World’s criticism for Plastic

Centuries later, the worldwide revolt against plastic is one of the most trending hot topics for the 21st century. The biggest problem with plastic is not that it isn’t biodegradable; the problem is that even with the knowledge of this aspect the mass production of plastic is showing no signs of slowing down. If the plastic doesn’t decompose, it will continue to hang around our atmosphere for thousands of years. Every year almost 400 million tonnes of plastic are produced and about 50% of it is single-use plastic!  

Additionally, there is 8 plastic gyre in 5 major oceans of the world which is an ultimatum on marine life. Have you ever wondered the amount of plastic we find once we enter supermarkets? All of our food, clothes, and daily necessities are packed in plastic wrappers. It is shocking to realize the rate of plastic production on daily basis! But why the production rate so high, because the consumer rate is high. We prefer purchasing stuff beautifully packed in plastic wrappers rather than any other materials. It is a kind of mind-set which we have adopted in order to maintain our fake elegance.

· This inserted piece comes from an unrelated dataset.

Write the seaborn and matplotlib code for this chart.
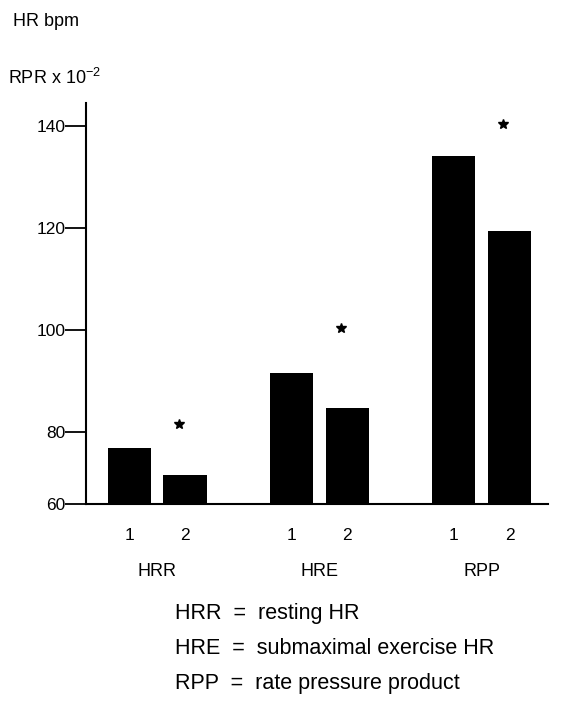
import numpy as np
import pandas as pd
import matplotlib
matplotlib.use("Agg")
import matplotlib.pyplot as plt
import seaborn as sns

# ---- data ----
groups = ["HRR", "HRE", "RPP"]
visits = ["1", "2"]
values_visit1 = [75.6, 91.6, 134.1]
values_visit2 = [68.0, 84.8, 119.4]
star_values = [81.6, 100.4, 140.4]
y_ticks = [60, 80, 100, 120, 140]
legend_lines = ["HRR  =  resting HR",
                "HRE  =  submaximal exercise HR",
                "RPP  =  rate pressure product"]

df = pd.DataFrame({
    "group": groups * 2,
    "visit": [visits[0]] * 3 + [visits[1]] * 3,
    "value": values_visit1 + values_visit2,
})

sns.set_theme(style="ticks")
plt.rcParams["font.family"] = ["Liberation Sans", "DejaVu Sans"]
plt.rcParams["mathtext.default"] = "regular"
plt.rcParams["text.color"] = "black"

fig = plt.figure(figsize=(5.83, 7.04), dpi=100)
ax = fig.add_axes([86 / 583, 1 - 504 / 704, (548 - 86) / 583, (504 - 103) / 704])

# compressed lower segment (60-80) of the y axis
ratio = 0.7
def fwd(y):
    y = np.asarray(y, dtype=float)
    return np.where(y >= 80, y, 80 - (80 - y) * ratio)
def inv(z):
    z = np.asarray(z, dtype=float)
    return np.where(z >= 80, z, 80 - (80 - z) / ratio)
ax.set_yscale("function", functions=(fwd, inv))

sns.barplot(data=df, x="group", y="value", hue="visit", order=groups,
            hue_order=visits, palette=["black", "black"], width=0.69,
            gap=0.22, saturation=1, legend=False, ax=ax, linewidth=0)

ax.set_ylim(60, 144.5)
ax.set_xlim(-0.44, 2.41)
ax.set_yticks(y_ticks)
ax.set_yticklabels([str(t) for t in y_ticks])
ax.tick_params(axis="y", length=15, width=1.3, pad=0, labelsize=12.5, colors="black")
ax.yaxis.set_minor_locator(matplotlib.ticker.NullLocator())

# x ticks: visit numbers under each bar
patches = sorted(ax.patches, key=lambda p: p.get_x())
centers = [p.get_x() + p.get_width() / 2 for p in patches]
ax.set_xticks(centers)
ax.set_xticklabels(visits * 3)
ax.tick_params(axis="x", length=0, pad=17, labelsize=12.5, colors="black")
ax.set_xlabel("")
ax.set_ylabel("")

for sp in ["top", "right"]:
    ax.spines[sp].set_visible(False)
for sp in ["left", "bottom"]:
    ax.spines[sp].set_linewidth(1.5)
    ax.spines[sp].set_color("black")

# group labels
trans = matplotlib.transforms.blended_transform_factory(ax.transData, ax.transAxes)
for i, g in enumerate(groups):
    ax.text(i, -68 / 401, g, transform=trans, ha="center", va="center", fontsize=13)

# significance stars above visit-2 bars
for i, s in enumerate(star_values):
    ax.plot(centers[2 * i + 1] - 0.04, s, marker="*", color="black", markersize=7,
            clip_on=False)

# axis titles
fig.text(13 / 583, 1 - 22 / 704, "HR bpm", ha="left", va="center", fontsize=13)
fig.text(8 / 583, 1 - 78 / 704, "RPR x 10$^{-2}$", ha="left", va="center", fontsize=13)

# explanation lines
for k, line in enumerate(legend_lines):
    fig.text(175 / 583, 1 - (613 + 35.5 * k) / 704, line, ha="left", va="center",
             fontsize=15.5)

fig.savefig("out.png", dpi=100)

With time several governmental initiatives, as well as individual organizations, are coming up to challenge plastic pollution which might sound like a start of an environmental victory, but the reality remains far comprehensive. In reality, climate change is threatening the planet in the worst way possible, thanks to the growing plastic pollution. We guess with time progress is the only constant, just like the 19th century when ivory alternative led to the plastic invention, 21st century might need to work on a plastic alternative. If not, we may continue to siege the future generations to come.